Best Buy has been hurt by concerns of a weaker consumer and competition from online retailers like Amazon. However, the company still enjoys a tremendous brand name and incredibly steady earnings, and their rock solid balance sheet, strong cash flows, and low valuations are allowing them to buy back tons of shares, which should create a lot of value for today's investors. Insiders aren't alone in liking the stock at current prices- David Einhorn has been adding shares in the low $30s, right around today’s price. Also, ongoing state budget deficits could lead to a comprehensive online tax policy, which would even the field between Best Buy and online retailers.
Sticking with the retail theme, Kohl’s also seems interesting. The company trades for just 12x forward earnings despite recently raising their full year earnings per share estimate. Same store sales have come in stronger than expected recently, and the company’s large share buyback program could prove very accretive at today’s prices.
In the tech space, Dell's stock has been depressed on fears of tablets cutting into their consumer PC and laptop business and hurting revenue. However, Dell is now much more than just laptops and PCs, which only account for about 1/3 of revenue and 1/4 of operating income, and, even if revenue remains flat, Dell has plenty of ability to grow profits by increasing margins from their current 5% to 7.5%. At a PE under 10x, shares certainly appear cheap. Michael Dell seems to think so, as he's acquired more than $250m worth of shares in the past year.
Finally, Freeport-McMoran looks cheap. This is a “high beta” name that is extremely sensitive to commodity prices and, by extension, economic growth, but today’s valuation in a near apocalyptic economic scenario.

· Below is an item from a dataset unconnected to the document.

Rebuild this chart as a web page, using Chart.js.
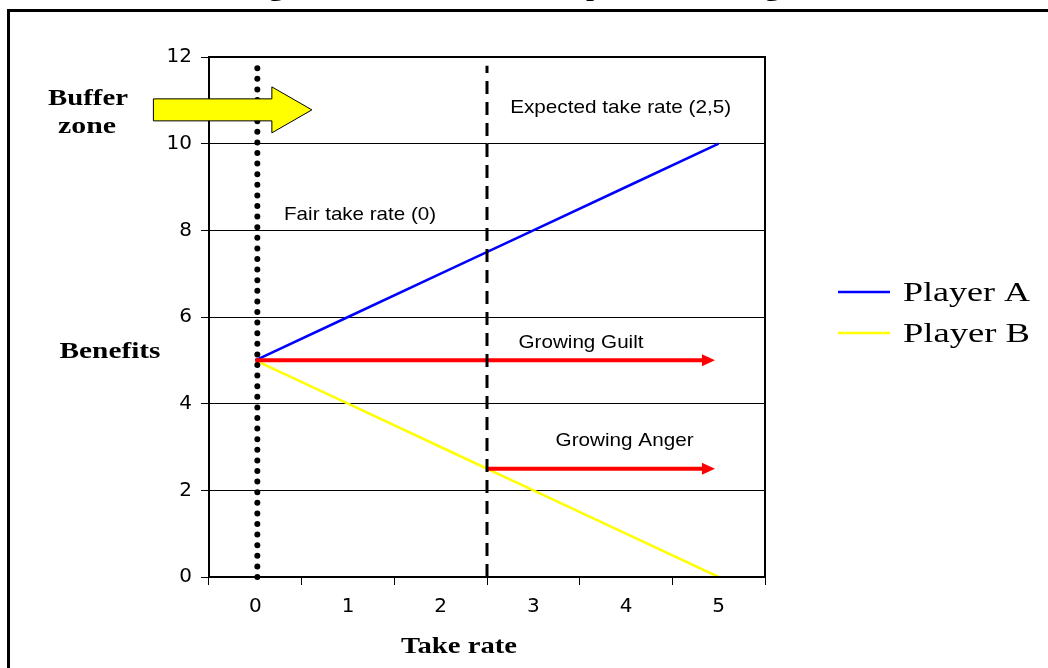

At current prices, shares yield almost 2%, and long term demand for hard assets from emerging economies and a continued global economic rebound should drive the stock higher.
All of these stocks are certainly worth looking into. The stocks look cheap, and the insiders are saying the companies have value the market is missing.
Disclosure: I have no positions in any stocks mentioned, and no plans to initiate any positions within the next 72 hours.